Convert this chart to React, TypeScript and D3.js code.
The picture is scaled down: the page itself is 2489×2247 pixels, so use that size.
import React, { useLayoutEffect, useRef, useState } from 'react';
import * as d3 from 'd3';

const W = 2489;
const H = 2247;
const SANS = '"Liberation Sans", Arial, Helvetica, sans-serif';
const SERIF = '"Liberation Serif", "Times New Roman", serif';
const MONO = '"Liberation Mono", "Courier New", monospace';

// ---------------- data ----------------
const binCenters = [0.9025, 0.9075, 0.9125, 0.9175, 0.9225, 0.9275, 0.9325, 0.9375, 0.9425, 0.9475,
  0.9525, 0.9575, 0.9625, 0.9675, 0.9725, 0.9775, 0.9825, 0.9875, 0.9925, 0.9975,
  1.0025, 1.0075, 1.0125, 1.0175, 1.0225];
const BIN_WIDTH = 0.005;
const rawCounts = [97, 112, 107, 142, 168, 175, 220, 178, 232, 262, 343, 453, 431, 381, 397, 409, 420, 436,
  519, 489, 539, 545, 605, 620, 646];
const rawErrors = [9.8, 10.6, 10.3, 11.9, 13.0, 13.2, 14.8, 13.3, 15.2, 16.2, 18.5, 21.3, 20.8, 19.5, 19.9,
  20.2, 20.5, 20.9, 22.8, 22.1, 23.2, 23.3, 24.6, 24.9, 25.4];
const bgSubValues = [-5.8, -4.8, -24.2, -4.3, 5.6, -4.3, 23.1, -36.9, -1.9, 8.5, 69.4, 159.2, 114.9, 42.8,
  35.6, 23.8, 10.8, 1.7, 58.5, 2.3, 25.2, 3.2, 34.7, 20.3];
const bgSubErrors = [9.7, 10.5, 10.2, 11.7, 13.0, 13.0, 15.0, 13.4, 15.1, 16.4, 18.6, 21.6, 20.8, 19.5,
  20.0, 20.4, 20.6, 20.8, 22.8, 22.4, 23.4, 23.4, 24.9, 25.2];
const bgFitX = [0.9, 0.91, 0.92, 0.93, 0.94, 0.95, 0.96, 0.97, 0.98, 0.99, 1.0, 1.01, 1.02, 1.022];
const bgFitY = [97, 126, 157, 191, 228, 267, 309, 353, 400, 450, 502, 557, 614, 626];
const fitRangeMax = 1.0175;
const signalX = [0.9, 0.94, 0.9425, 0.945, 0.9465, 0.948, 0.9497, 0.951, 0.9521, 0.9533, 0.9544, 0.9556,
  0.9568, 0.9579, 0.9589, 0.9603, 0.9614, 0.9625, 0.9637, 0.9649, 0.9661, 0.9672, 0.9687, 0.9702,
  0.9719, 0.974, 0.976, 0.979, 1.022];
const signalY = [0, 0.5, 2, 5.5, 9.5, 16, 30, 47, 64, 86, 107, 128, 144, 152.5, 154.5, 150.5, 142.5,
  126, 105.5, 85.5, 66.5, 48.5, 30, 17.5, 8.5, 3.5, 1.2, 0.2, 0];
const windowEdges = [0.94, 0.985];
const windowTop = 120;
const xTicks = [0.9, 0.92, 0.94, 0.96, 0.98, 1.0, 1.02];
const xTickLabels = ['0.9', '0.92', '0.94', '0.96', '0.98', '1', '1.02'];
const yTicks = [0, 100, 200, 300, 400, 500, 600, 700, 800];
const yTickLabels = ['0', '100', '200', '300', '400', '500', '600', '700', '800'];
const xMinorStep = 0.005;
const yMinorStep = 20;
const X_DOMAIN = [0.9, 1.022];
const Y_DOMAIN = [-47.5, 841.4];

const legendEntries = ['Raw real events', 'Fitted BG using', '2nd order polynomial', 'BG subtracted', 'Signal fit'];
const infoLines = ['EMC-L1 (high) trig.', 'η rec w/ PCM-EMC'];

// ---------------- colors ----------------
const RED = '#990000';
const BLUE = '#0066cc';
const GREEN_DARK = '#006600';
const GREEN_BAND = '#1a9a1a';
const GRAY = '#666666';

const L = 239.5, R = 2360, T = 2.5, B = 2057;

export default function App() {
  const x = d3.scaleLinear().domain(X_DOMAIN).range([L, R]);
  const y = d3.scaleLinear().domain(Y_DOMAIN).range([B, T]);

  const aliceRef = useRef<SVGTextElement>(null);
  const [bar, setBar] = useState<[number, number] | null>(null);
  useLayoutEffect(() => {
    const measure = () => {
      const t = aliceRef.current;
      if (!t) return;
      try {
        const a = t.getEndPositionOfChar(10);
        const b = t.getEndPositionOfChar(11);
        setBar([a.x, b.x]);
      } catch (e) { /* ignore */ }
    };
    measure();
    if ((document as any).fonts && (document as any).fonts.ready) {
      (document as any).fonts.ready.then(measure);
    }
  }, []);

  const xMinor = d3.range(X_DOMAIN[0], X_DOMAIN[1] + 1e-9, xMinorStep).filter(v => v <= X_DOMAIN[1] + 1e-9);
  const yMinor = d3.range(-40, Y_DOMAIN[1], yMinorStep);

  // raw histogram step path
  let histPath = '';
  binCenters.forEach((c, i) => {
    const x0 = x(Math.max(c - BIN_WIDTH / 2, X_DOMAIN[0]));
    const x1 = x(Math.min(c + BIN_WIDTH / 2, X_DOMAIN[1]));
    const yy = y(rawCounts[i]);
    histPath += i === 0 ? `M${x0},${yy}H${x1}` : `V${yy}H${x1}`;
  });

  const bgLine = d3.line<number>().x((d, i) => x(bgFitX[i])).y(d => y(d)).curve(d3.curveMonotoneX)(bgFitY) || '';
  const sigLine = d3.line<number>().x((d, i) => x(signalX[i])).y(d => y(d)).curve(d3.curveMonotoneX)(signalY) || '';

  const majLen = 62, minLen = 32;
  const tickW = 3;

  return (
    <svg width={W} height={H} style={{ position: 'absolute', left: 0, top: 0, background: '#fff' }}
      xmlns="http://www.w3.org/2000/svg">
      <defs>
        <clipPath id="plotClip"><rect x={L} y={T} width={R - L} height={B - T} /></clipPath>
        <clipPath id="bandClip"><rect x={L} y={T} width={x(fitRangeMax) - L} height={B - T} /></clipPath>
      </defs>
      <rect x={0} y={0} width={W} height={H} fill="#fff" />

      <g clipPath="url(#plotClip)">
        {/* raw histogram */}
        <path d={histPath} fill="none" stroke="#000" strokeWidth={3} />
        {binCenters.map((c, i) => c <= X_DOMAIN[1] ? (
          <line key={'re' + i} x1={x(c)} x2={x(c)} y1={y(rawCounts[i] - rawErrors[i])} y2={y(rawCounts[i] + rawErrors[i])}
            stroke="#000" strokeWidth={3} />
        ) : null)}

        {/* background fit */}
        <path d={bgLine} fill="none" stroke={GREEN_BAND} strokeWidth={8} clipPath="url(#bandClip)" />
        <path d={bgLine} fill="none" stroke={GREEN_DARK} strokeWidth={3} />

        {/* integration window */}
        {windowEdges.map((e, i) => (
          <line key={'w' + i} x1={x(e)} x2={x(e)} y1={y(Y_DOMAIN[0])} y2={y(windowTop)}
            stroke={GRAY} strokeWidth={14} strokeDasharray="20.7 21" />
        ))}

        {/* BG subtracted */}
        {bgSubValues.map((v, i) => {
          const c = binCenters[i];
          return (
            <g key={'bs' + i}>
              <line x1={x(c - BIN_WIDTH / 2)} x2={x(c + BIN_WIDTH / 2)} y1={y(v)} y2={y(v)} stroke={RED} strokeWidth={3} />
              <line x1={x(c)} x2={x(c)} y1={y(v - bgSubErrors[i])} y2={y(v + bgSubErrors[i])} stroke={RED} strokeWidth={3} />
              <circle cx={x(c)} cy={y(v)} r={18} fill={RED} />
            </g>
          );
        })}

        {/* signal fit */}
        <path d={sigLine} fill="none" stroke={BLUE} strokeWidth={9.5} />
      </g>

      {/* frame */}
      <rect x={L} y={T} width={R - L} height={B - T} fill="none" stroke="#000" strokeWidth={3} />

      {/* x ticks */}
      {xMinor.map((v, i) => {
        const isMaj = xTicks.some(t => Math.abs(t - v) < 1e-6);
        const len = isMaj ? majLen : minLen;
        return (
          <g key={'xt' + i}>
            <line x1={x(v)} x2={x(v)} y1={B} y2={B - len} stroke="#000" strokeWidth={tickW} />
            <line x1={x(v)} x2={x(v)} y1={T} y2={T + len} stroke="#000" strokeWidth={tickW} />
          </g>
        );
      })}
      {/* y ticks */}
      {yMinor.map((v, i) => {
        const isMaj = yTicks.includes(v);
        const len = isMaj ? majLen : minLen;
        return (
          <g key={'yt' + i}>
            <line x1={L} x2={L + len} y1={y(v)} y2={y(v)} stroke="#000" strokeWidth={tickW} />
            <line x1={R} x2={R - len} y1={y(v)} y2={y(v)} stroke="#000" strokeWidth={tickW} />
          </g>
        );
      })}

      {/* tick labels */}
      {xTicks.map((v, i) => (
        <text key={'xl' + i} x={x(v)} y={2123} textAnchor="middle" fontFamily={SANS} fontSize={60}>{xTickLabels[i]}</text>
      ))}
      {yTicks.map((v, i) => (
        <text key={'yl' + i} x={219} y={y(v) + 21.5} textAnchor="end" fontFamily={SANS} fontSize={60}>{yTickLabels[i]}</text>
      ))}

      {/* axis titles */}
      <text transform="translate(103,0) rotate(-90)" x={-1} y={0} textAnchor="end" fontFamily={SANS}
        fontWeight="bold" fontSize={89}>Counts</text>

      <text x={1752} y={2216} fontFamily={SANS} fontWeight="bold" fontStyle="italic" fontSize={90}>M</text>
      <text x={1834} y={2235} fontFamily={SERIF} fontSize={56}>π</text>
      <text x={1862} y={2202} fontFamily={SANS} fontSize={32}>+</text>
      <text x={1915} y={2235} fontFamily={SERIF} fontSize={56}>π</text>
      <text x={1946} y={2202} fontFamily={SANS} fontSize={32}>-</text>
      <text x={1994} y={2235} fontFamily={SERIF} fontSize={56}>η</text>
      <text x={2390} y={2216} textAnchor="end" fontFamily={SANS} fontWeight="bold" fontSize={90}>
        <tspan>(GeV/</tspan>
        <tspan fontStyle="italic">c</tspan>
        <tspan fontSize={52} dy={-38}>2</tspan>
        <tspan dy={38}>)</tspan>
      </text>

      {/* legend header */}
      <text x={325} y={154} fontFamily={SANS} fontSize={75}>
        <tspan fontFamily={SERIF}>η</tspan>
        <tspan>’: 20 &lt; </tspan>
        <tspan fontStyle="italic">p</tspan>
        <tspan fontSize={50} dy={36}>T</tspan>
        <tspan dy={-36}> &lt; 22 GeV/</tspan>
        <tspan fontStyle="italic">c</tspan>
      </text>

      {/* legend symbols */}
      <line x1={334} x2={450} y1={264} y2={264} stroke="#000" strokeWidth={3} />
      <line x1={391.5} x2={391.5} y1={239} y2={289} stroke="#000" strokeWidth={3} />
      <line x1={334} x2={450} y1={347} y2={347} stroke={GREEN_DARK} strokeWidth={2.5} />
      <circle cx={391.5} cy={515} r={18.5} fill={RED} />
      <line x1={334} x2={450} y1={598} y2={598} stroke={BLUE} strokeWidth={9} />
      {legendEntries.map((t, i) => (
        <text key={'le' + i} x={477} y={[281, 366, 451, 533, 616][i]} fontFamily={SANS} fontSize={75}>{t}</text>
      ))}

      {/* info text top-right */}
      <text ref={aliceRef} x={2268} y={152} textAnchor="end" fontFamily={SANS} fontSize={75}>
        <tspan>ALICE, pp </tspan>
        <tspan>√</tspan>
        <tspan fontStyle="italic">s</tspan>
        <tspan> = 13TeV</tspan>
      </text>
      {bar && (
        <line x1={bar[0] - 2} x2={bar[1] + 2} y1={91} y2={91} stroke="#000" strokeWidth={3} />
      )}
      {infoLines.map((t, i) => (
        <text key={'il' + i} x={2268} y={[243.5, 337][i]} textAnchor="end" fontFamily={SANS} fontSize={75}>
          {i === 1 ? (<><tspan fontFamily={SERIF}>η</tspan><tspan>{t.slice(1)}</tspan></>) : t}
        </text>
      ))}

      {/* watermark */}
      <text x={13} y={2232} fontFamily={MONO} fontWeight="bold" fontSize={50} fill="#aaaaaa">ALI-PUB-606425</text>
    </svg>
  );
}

### Your objective:
Return all lines containing "React".

### Written response:
Convert this chart to React, TypeScript and D3.js code.
import React, { useLayoutEffect, useRef, useState } from 'react';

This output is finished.